Step 4: fine-tuning for a domain

Pretrained models are generalists. Legal, medical, or game-dialog translation benefits measurably from fine-tuning on domain parallel data. The recipe is not exotic:

from transformers import Trainer, TrainingArguments
from datasets import Dataset

pairs = [
    {"src": "The defendant pleaded guilty.", "tgt": "L'accusé a plaidé coupable."},
]

ds = Dataset.from_list(pairs)


def preprocess(ex):
    return tok(
        ex["src"],
        text_target=ex["tgt"],
        truncation=True,
        max_length=128,
        padding="max_length",
    )


ds = ds.map(preprocess, remove_columns=["src", "tgt"])

args = TrainingArguments(output_dir="out", per_device_train_batch_size=4, num_train_epochs=3, learning_rate=3e-5)
Trainer(model=model, args=args, train_dataset=ds).train()

A few thousand high-quality parallel examples beats a few hundred thousand noisy web-scraped ones. Quality of training data is the single largest production lever.

Use It

The 2026 production stack for MT:

Use case	Recommended starting point
Any-to-any, 200 languages	`facebook/nllb-200-distilled-600M` (laptop) or `nllb-200-3.3B` (production)
English-centric, high quality, 50 languages	`facebook/mbart-large-50-many-to-many-mmt`
Short runs, cheap inference, English-French/German/Spanish	Helsinki-NLP / Marian models
Latency-critical browser-side	ONNX-quantized Marian (~50 MB)
Maximum quality, willing to pay	GPT-4 / Claude / Gemini with translation prompts

LLMs now outperform specialized MT models on several language pairs as of 2026, particularly on idiomatic content and long context. The tradeoff is per-token cost and latency. Pick an LLM when context length, stylistic consistency, or domain adaptation via prompting matters more than throughput.

Ship It

Save as outputs/skill-mt-evaluator.md:

name: mt-evaluator
description: Evaluate a machine translation output for shipping.
version: 1.0.0
phase: 5
lesson: 11
tags: [nlp, translation, evaluation]
---

Given a source text and a candidate translation, output:

1. Automatic score estimate. BLEU and chrF ranges you would expect. State whether a reference is available.
2. Five-point human-verifiable check list: (a) content preservation (no hallucinations), (b) correct language, (c) register / formality match, (d) terminology consistency with glossary if provided, (e) no truncation or length explosion.
3. One domain-specific issue to probe. E.g., for legal: named entities and statute citations. For medical: drug names and dosages. For UI: placeholder variables `{name}`.
4. Confidence flag. "Ship" / "Ship with review" / "Do not ship". Tie to the severity of issues found in step 2.

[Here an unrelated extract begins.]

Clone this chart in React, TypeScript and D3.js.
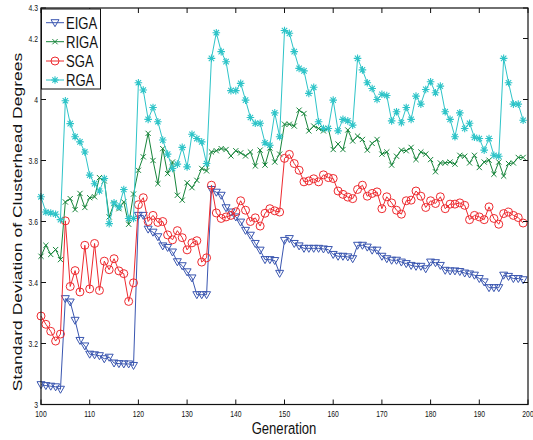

Refuse to ship a translation without a language-ID check on output. Refuse to evaluate without a reference unless the user explicitly opts in to reference-free scoring (COMET-QE, BLEURT-QE). Flag any content over 1000 tokens as likely needing chunked translation.

Exercises

Easy. Translate a 5-sentence English paragraph to French and back to English using nllb-200-distilled-600M. Measure how close the round-trip is to the original. You should see semantic preservation with word-choice drift.
Medium. Implement a language-ID check on translation outputs using fasttext lid.176 or langdetect. Integrate into the MT call so off-target generations are caught before returning.
Hard. Fine-tune nllb-200-distilled-600M on a 5,000-pair domain corpus of your choice. Measure BLEU on a held-out set before and after fine-tuning. Report which kinds of sentences improved and which regressed.

Key Terms

Term	What people say	What it actually means
BLEU	Translation score	N-gram precision with brevity penalty. [0, 100].
chrF	Character F-score	Character-level F-score. More sensitive for morphologically rich languages.
NMT	Neural MT	Transformer encoder-decoder trained on parallel text. The 2017+ default.
NLLB	No Language Left Behind	Meta's 200-language MT model family.
Constrained decoding	Controlled output	Force specific tokens or n-grams to appear / not appear in the output.
Hallucination	Invented content	Model output that is not supported by the source.